Your instructions:
What is to be printed is the span of lines starting at the one containing "Give me the Plotly source for this chart." and ending at the one containing "year_text_y = 0.10", reproduced exactly with pictures left out.

Material shown:

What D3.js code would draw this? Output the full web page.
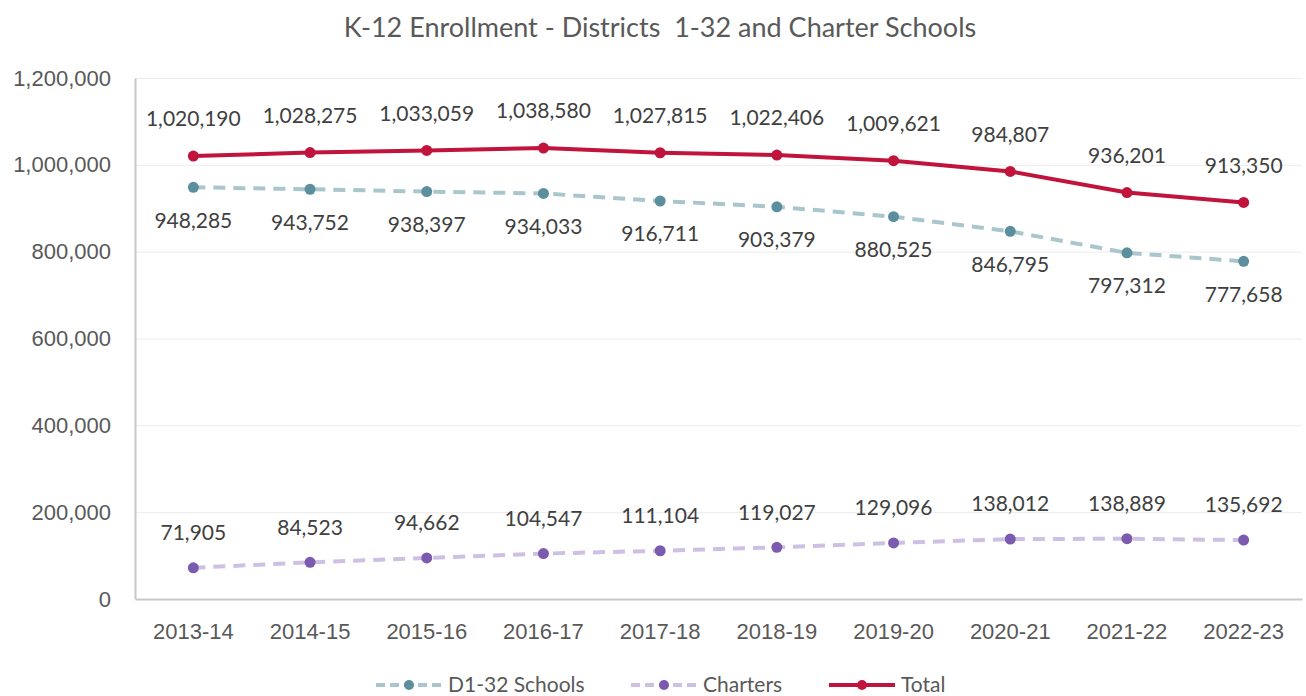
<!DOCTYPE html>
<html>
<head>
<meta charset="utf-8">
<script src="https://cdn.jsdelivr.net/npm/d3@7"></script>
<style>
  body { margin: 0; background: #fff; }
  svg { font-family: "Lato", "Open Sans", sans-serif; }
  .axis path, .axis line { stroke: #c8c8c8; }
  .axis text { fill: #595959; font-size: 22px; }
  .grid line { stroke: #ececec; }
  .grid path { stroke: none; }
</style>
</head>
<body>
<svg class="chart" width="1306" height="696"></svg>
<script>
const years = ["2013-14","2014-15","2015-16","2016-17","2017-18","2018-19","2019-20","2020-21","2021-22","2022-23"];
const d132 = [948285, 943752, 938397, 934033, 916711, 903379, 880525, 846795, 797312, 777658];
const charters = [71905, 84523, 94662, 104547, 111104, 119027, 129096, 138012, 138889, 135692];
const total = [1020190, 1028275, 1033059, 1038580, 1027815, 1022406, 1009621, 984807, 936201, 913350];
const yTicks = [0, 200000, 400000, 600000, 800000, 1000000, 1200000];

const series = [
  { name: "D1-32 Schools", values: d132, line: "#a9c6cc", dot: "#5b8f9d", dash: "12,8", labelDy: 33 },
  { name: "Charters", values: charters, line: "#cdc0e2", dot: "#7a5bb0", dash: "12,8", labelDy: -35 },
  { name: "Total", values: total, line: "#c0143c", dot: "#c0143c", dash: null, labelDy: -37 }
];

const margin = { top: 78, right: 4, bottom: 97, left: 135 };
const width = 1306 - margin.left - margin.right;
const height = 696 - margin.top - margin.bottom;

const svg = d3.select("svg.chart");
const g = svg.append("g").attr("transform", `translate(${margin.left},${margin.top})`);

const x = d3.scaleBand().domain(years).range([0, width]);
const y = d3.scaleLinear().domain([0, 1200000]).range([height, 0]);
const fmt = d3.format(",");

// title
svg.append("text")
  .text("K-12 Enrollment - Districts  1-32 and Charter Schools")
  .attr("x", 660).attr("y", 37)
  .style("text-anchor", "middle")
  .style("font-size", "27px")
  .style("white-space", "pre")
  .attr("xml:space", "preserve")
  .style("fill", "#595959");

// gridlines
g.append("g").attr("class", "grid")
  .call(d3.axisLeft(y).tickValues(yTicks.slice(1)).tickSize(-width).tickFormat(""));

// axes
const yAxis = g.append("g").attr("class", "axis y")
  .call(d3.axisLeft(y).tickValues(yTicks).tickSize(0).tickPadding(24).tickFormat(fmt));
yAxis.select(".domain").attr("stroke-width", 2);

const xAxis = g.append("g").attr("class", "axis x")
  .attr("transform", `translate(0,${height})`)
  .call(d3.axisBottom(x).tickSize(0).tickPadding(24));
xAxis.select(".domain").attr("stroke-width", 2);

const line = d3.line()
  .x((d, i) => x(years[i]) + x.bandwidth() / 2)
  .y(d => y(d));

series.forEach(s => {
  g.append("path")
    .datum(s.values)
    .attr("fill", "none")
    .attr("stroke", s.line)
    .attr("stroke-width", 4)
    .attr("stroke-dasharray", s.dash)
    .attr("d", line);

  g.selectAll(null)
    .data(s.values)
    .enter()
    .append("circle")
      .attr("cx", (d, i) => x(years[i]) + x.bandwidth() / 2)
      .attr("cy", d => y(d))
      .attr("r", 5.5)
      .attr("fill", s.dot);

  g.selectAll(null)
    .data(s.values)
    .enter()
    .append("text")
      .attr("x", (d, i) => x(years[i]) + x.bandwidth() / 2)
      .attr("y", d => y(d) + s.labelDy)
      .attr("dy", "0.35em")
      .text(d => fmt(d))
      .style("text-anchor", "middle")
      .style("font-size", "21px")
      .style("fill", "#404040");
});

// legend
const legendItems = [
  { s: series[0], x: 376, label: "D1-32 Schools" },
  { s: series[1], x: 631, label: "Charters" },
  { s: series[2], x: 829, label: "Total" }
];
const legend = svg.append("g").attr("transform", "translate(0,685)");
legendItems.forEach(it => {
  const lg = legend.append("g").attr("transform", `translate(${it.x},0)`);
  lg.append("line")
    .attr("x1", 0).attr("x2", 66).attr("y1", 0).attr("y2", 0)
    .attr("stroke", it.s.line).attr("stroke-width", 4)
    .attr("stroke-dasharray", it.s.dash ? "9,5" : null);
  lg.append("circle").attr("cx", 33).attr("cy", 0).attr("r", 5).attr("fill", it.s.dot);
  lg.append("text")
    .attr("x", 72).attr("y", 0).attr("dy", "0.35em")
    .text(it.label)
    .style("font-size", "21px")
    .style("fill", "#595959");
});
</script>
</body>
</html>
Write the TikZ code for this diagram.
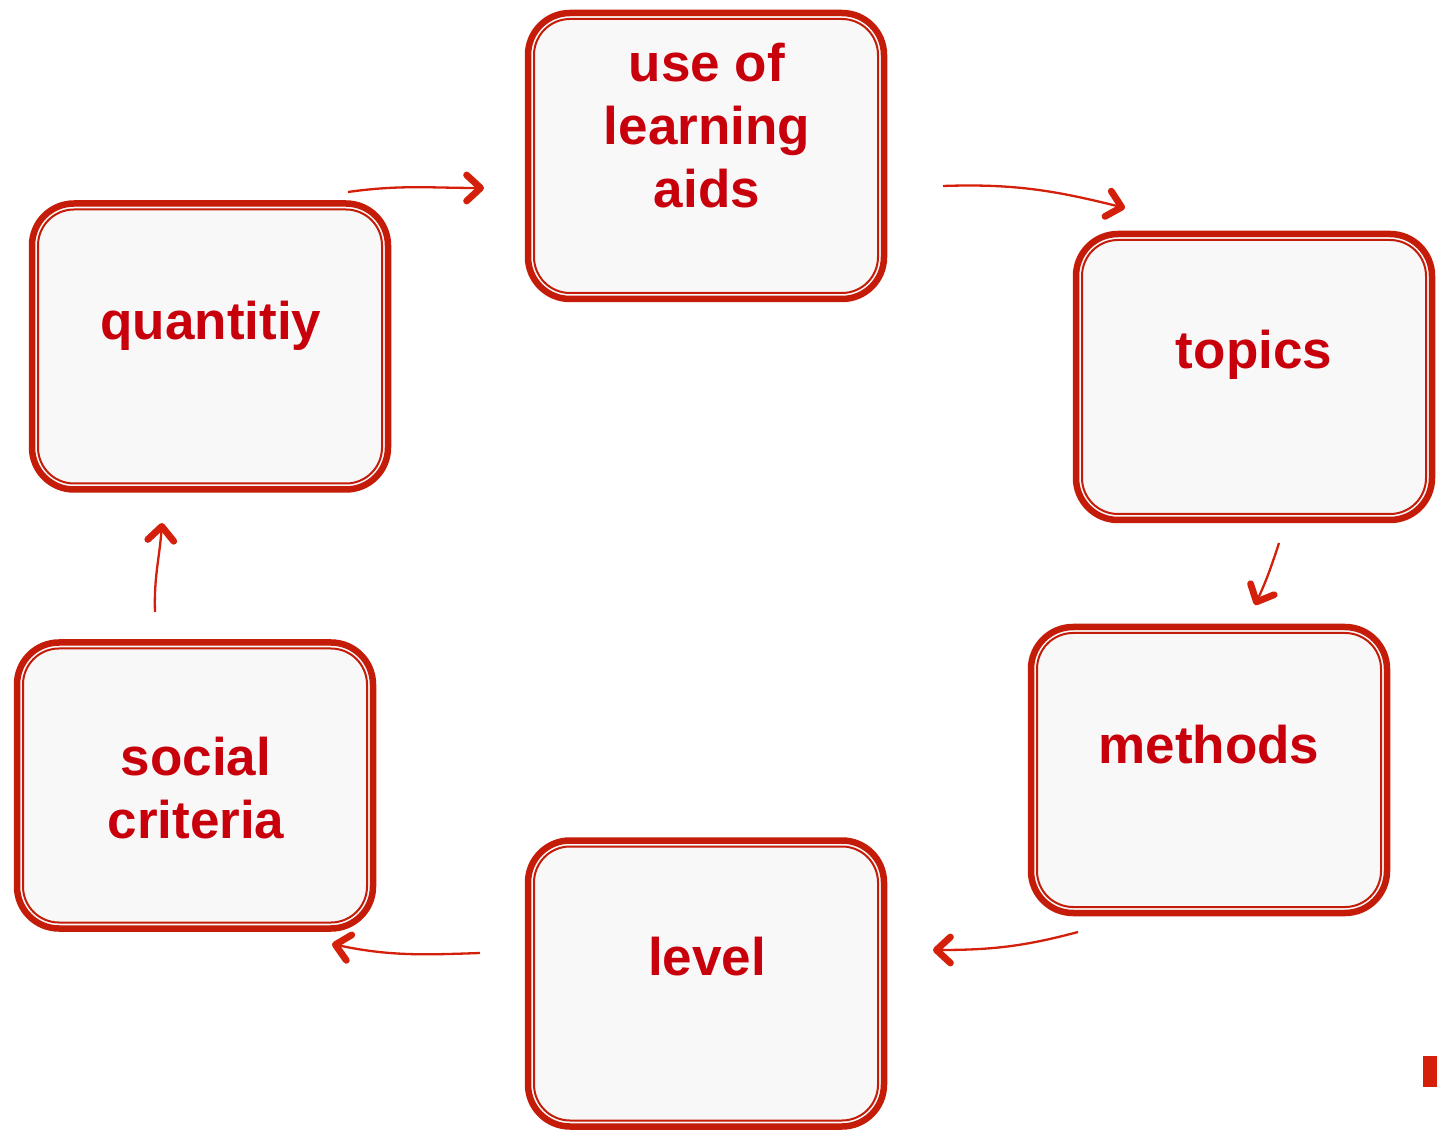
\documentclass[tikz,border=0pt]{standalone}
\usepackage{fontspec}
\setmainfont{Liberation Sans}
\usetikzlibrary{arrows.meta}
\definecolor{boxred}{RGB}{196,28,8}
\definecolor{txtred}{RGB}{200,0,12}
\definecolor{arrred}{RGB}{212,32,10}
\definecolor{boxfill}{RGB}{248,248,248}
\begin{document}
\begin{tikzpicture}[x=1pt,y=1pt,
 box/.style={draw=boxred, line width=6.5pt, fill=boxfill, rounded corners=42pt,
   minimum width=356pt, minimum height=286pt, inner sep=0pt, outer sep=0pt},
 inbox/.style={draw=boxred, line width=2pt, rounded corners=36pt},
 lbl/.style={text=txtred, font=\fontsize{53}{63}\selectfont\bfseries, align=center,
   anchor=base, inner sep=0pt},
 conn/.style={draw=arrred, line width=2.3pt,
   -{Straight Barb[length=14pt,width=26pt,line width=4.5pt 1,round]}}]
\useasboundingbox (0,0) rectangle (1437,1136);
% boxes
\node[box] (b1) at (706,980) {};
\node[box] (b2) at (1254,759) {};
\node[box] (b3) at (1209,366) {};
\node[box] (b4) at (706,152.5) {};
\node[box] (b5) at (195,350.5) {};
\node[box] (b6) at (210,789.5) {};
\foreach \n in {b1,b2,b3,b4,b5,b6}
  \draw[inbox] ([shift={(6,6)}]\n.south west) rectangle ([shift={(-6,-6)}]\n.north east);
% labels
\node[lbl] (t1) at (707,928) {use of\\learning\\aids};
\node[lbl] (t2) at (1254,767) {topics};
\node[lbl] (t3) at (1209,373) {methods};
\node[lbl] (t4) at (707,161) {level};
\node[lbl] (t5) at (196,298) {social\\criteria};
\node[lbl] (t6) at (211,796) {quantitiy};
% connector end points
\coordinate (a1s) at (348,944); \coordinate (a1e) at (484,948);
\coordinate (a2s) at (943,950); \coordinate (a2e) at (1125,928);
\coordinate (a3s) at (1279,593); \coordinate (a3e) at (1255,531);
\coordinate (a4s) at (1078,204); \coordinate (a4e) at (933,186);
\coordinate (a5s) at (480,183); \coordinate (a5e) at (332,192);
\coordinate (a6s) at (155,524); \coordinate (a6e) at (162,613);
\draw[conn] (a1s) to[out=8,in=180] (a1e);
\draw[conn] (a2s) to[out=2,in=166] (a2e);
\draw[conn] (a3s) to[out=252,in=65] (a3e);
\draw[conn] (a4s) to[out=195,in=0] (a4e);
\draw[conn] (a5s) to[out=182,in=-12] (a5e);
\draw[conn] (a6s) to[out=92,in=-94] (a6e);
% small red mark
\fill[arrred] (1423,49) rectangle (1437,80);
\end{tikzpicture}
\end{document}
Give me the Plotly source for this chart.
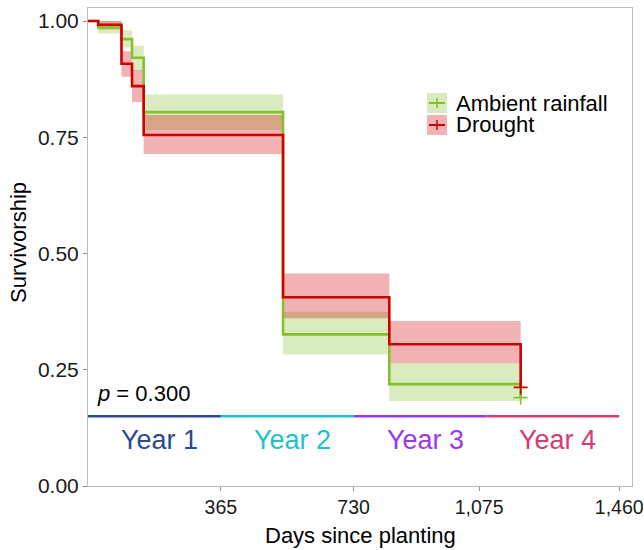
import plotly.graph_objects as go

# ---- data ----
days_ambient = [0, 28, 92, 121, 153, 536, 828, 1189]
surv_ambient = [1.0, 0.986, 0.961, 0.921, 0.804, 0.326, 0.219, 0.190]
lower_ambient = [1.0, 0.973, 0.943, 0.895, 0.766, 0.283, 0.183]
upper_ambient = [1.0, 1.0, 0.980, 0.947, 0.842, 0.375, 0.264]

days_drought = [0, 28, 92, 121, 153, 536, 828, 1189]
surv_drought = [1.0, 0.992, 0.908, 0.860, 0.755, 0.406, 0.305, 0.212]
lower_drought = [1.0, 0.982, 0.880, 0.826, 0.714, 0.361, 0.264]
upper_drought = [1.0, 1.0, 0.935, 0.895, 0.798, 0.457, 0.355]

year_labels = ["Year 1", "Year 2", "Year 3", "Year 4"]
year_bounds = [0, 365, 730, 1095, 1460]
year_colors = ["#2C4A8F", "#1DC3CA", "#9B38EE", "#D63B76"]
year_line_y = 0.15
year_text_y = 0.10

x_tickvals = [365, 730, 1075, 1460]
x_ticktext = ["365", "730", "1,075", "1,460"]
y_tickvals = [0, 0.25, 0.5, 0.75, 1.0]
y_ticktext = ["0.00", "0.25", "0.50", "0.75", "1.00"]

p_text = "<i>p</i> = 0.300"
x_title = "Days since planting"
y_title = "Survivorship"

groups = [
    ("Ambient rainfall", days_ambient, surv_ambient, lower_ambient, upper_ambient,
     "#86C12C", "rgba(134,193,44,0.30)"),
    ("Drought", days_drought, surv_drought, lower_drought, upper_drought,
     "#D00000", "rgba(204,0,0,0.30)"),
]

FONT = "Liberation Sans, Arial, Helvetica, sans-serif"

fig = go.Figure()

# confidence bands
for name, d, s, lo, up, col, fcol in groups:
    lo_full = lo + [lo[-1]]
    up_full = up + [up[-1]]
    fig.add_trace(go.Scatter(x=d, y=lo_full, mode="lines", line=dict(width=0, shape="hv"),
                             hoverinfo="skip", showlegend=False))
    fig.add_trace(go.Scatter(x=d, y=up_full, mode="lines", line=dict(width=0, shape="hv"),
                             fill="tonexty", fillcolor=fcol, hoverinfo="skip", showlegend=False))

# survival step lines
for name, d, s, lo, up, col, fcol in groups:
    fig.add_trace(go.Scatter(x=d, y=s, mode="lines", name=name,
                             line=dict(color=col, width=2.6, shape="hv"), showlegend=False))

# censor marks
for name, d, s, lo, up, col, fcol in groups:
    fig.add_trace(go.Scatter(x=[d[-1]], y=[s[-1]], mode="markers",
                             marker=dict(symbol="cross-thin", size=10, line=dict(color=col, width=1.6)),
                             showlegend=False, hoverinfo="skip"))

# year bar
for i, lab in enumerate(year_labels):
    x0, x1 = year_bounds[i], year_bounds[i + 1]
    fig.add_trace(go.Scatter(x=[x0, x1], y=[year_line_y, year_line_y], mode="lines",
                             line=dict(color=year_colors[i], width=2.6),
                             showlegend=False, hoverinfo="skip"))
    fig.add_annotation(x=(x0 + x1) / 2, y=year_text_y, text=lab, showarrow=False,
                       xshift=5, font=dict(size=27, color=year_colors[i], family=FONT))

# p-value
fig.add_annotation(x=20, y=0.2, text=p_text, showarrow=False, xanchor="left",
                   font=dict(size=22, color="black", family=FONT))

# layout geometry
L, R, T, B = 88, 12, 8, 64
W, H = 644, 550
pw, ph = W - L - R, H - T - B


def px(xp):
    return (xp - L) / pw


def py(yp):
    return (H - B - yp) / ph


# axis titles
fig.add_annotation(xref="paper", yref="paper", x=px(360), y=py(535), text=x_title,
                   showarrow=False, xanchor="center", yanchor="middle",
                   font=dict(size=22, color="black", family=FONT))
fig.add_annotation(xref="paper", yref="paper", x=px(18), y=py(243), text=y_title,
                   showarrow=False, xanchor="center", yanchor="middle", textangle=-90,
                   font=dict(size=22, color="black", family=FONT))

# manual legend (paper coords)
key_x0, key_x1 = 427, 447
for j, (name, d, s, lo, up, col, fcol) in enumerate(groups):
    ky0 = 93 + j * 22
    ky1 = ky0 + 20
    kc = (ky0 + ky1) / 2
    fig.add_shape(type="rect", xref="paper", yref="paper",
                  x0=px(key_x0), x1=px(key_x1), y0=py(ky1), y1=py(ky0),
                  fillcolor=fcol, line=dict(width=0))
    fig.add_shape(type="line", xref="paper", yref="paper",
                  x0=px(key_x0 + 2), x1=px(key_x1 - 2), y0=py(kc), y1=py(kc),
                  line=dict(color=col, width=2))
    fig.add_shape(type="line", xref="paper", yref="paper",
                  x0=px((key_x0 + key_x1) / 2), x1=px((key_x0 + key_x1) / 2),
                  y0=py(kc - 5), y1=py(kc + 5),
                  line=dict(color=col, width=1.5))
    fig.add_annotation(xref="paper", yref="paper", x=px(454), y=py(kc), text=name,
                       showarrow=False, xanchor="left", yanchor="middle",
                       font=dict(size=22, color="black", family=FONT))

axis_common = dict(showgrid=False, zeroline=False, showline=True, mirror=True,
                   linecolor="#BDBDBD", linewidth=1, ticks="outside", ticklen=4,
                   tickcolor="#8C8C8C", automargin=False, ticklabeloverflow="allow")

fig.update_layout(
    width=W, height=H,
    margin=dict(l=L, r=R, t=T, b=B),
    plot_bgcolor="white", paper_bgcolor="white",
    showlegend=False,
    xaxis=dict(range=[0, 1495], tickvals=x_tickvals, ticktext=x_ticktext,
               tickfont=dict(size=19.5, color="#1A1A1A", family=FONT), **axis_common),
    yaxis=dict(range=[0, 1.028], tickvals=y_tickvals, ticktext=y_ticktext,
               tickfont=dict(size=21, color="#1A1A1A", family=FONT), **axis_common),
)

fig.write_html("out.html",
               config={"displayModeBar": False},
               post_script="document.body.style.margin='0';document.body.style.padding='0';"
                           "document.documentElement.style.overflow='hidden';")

Answer for the task:
Give me the Plotly source for this chart.
import plotly.graph_objects as go

# ---- data ----
days_ambient = [0, 28, 92, 121, 153, 536, 828, 1189]
surv_ambient = [1.0, 0.986, 0.961, 0.921, 0.804, 0.326, 0.219, 0.190]
lower_ambient = [1.0, 0.973, 0.943, 0.895, 0.766, 0.283, 0.183]
upper_ambient = [1.0, 1.0, 0.980, 0.947, 0.842, 0.375, 0.264]

days_drought = [0, 28, 92, 121, 153, 536, 828, 1189]
surv_drought = [1.0, 0.992, 0.908, 0.860, 0.755, 0.406, 0.305, 0.212]
lower_drought = [1.0, 0.982, 0.880, 0.826, 0.714, 0.361, 0.264]
upper_drought = [1.0, 1.0, 0.935, 0.895, 0.798, 0.457, 0.355]

year_labels = ["Year 1", "Year 2", "Year 3", "Year 4"]
year_bounds = [0, 365, 730, 1095, 1460]
year_colors = ["#2C4A8F", "#1DC3CA", "#9B38EE", "#D63B76"]
year_line_y = 0.15
year_text_y = 0.10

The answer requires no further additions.